Task statement –
Output exactly the lines that run from the line containing "Convert this chart to Apache ECharts code." through the line containing "var yTicks = [0,0.05,0.1,0.15,0.2,0.25,0.3,0.35,0.4];", with both ends included.

Supplied material –

- - -

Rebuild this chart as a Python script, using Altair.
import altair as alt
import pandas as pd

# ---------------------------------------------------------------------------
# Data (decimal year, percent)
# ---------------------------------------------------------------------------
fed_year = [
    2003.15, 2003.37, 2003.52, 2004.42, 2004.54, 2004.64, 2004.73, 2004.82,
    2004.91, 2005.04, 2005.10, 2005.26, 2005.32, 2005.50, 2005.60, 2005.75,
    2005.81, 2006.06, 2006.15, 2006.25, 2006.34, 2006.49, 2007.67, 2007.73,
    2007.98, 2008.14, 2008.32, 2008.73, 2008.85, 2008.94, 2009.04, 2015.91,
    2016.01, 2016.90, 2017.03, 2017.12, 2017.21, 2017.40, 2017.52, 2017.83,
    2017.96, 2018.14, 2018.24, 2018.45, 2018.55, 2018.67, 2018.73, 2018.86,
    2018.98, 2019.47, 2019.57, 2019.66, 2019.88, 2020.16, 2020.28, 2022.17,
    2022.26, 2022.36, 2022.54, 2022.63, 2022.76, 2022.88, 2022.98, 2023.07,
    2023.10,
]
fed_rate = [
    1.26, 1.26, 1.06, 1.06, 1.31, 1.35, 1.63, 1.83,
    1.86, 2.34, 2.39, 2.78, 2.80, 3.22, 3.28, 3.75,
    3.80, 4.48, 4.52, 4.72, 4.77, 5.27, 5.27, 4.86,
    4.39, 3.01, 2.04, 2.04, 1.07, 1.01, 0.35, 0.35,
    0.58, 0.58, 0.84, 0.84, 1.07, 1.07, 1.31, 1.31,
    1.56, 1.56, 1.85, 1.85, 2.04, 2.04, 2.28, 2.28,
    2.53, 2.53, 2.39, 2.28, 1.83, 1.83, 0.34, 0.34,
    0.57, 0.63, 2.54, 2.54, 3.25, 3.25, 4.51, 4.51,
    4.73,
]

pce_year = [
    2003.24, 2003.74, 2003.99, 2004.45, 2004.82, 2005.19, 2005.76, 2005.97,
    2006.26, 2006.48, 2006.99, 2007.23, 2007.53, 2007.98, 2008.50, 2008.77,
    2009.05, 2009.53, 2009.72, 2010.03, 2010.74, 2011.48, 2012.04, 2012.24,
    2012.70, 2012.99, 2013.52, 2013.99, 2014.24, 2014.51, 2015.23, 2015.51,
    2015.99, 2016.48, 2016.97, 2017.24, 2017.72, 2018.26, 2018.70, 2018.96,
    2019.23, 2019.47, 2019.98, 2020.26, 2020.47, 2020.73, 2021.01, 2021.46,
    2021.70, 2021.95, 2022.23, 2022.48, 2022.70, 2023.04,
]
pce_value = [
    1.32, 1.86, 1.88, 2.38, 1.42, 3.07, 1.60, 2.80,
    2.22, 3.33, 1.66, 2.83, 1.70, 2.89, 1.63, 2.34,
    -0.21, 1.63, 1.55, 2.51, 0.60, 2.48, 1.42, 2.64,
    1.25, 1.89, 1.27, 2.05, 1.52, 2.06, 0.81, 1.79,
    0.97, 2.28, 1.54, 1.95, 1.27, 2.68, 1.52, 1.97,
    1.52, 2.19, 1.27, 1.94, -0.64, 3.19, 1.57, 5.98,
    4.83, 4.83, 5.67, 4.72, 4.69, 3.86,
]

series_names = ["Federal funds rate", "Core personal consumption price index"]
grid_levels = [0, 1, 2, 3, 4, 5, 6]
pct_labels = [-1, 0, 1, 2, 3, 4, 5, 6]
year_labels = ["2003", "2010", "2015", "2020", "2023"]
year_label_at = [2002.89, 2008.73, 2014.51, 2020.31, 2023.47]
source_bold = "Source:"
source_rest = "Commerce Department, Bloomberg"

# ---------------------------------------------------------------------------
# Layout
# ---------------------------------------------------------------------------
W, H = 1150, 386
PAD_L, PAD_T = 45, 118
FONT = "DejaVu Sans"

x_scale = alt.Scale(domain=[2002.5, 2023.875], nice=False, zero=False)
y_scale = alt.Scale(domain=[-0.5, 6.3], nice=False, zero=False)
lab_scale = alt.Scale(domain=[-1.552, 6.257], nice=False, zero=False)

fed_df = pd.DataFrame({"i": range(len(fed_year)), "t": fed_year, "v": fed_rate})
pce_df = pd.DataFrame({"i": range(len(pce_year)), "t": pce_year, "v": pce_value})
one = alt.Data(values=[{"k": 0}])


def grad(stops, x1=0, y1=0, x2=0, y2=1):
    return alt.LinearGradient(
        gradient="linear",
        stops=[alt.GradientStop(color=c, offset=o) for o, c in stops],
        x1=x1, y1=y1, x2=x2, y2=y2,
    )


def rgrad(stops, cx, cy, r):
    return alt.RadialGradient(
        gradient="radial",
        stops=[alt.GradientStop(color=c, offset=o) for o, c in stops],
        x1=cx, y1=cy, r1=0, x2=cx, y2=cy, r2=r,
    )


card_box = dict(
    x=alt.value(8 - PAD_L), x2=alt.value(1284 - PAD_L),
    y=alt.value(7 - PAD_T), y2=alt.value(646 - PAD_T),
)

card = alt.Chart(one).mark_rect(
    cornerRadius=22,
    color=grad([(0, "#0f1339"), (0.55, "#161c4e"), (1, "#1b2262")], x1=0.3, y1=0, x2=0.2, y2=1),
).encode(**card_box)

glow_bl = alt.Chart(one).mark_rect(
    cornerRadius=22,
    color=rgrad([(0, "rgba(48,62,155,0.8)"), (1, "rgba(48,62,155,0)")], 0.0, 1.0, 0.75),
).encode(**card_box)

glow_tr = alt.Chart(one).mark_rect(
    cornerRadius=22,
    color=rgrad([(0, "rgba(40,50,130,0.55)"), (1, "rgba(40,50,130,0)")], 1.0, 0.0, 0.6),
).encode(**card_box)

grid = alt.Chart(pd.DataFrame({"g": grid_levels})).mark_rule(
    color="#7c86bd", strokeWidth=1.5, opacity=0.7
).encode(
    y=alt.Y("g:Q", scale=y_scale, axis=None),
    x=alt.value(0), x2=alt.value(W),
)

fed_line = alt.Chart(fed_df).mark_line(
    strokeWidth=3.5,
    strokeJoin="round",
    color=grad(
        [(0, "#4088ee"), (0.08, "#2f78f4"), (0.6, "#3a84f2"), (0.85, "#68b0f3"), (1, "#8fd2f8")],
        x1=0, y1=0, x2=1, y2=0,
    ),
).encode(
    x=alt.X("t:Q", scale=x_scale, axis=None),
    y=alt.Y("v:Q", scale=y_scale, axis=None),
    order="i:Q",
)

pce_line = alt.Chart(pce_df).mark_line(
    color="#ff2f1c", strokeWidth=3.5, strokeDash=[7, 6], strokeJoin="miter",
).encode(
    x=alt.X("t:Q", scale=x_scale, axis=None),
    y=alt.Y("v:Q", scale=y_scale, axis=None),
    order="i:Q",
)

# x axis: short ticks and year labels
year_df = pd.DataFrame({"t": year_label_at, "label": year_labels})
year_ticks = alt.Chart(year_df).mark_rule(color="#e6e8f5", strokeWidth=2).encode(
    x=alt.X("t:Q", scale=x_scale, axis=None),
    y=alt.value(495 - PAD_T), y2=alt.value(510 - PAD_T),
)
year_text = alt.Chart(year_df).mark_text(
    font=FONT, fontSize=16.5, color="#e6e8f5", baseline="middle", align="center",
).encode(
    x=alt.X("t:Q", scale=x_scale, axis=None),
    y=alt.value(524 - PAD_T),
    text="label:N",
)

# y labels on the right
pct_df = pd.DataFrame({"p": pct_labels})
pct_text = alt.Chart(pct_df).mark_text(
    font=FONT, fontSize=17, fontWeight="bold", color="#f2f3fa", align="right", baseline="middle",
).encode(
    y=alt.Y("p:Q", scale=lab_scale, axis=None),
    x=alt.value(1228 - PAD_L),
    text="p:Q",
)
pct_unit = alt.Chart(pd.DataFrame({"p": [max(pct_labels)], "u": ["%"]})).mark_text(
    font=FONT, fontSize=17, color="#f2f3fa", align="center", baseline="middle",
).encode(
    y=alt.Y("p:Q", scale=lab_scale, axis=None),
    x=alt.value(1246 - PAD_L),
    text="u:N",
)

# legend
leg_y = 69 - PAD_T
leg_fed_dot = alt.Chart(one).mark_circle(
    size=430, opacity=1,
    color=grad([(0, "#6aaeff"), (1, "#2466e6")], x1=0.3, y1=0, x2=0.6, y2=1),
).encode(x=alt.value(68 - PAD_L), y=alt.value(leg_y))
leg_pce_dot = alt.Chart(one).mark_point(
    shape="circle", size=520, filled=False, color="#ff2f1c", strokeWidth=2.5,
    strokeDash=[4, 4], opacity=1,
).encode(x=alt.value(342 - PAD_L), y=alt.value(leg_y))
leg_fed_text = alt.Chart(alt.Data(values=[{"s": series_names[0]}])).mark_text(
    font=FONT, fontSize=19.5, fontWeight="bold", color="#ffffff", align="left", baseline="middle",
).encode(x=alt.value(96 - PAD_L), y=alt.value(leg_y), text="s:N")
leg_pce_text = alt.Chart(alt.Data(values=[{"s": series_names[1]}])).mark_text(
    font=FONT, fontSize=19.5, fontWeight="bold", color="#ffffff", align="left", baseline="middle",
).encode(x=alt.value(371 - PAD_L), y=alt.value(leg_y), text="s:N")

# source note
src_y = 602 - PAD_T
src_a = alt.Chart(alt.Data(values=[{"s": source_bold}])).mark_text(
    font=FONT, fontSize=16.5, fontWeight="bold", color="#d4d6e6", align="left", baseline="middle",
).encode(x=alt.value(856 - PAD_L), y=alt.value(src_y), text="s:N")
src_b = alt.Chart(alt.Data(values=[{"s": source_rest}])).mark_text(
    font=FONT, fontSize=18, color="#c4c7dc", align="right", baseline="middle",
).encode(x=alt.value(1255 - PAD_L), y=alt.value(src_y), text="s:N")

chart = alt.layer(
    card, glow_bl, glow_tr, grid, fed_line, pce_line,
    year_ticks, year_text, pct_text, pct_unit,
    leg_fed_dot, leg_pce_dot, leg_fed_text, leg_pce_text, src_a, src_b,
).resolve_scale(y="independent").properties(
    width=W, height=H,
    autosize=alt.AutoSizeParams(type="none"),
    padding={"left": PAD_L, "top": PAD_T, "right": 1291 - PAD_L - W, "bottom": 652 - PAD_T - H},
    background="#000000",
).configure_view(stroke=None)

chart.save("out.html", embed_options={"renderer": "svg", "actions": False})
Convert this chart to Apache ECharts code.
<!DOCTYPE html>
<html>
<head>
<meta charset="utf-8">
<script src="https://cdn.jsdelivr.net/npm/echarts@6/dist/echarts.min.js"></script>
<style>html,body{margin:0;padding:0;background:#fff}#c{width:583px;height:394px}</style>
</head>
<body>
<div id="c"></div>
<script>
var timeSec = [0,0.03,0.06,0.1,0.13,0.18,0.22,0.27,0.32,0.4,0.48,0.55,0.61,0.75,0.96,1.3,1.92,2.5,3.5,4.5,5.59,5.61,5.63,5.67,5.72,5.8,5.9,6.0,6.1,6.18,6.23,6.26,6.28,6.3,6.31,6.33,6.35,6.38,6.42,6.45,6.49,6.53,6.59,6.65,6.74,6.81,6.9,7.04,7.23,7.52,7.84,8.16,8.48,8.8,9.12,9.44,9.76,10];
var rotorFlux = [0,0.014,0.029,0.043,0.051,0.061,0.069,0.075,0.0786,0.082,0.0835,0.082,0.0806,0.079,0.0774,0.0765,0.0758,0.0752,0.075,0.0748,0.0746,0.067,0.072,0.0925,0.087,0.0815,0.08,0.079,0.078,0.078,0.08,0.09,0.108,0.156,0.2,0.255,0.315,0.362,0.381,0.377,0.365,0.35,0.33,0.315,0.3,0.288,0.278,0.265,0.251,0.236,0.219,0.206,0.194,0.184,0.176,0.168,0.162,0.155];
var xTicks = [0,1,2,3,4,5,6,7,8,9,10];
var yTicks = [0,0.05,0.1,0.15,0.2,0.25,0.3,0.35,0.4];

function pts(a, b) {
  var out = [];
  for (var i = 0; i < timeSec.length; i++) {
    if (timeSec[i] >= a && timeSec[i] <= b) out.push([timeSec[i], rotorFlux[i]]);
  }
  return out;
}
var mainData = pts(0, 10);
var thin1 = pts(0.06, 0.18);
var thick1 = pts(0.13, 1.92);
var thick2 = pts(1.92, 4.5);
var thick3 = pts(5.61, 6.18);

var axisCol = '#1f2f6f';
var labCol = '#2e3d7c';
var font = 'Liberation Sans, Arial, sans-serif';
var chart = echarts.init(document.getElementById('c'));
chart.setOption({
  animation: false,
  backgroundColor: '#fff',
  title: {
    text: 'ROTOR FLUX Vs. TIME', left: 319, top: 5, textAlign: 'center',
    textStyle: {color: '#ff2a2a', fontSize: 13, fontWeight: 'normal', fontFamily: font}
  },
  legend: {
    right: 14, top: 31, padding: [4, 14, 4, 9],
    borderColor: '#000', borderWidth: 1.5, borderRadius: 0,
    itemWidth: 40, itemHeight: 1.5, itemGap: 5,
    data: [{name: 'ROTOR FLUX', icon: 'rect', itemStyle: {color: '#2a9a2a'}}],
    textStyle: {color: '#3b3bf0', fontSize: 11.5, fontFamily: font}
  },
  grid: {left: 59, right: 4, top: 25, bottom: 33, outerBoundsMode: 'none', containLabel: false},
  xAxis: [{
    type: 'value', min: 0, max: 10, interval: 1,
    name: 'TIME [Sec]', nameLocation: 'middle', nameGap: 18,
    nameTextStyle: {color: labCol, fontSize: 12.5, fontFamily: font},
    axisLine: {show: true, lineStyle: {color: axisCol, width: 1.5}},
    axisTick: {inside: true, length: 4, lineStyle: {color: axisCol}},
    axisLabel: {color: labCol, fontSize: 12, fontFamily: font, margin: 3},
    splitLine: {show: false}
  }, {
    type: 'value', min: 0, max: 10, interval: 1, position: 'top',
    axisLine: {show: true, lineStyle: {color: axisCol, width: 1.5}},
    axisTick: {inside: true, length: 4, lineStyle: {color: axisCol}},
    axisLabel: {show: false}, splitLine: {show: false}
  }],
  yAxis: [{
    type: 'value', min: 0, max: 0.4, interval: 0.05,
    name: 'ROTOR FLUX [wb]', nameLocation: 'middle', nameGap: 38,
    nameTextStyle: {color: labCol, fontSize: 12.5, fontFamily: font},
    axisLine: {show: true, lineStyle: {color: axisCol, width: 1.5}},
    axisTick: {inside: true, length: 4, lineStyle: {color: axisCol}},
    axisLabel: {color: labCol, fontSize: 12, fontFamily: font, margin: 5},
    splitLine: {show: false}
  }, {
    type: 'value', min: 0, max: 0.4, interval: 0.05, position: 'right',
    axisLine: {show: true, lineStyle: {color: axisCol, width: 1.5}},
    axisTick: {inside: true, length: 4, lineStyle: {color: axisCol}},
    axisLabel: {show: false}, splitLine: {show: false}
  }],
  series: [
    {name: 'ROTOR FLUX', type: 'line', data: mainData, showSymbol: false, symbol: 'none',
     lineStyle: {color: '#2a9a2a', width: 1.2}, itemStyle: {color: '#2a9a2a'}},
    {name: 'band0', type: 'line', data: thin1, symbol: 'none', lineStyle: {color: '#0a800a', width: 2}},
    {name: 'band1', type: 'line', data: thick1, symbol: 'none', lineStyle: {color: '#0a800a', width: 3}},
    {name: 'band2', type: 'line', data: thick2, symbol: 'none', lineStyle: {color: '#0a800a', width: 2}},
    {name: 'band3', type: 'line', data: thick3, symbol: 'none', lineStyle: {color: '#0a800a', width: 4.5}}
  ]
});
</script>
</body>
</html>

- - -

Exercise response –
Convert this chart to Apache ECharts code.
<!DOCTYPE html>
<html>
<head>
<meta charset="utf-8">
<script src="https://cdn.jsdelivr.net/npm/echarts@6/dist/echarts.min.js"></script>
<style>html,body{margin:0;padding:0;background:#fff}#c{width:583px;height:394px}</style>
</head>
<body>
<div id="c"></div>
<script>
var timeSec = [0,0.03,0.06,0.1,0.13,0.18,0.22,0.27,0.32,0.4,0.48,0.55,0.61,0.75,0.96,1.3,1.92,2.5,3.5,4.5,5.59,5.61,5.63,5.67,5.72,5.8,5.9,6.0,6.1,6.18,6.23,6.26,6.28,6.3,6.31,6.33,6.35,6.38,6.42,6.45,6.49,6.53,6.59,6.65,6.74,6.81,6.9,7.04,7.23,7.52,7.84,8.16,8.48,8.8,9.12,9.44,9.76,10];
var rotorFlux = [0,0.014,0.029,0.043,0.051,0.061,0.069,0.075,0.0786,0.082,0.0835,0.082,0.0806,0.079,0.0774,0.0765,0.0758,0.0752,0.075,0.0748,0.0746,0.067,0.072,0.0925,0.087,0.0815,0.08,0.079,0.078,0.078,0.08,0.09,0.108,0.156,0.2,0.255,0.315,0.362,0.381,0.377,0.365,0.35,0.33,0.315,0.3,0.288,0.278,0.265,0.251,0.236,0.219,0.206,0.194,0.184,0.176,0.168,0.162,0.155];
var xTicks = [0,1,2,3,4,5,6,7,8,9,10];
var yTicks = [0,0.05,0.1,0.15,0.2,0.25,0.3,0.35,0.4];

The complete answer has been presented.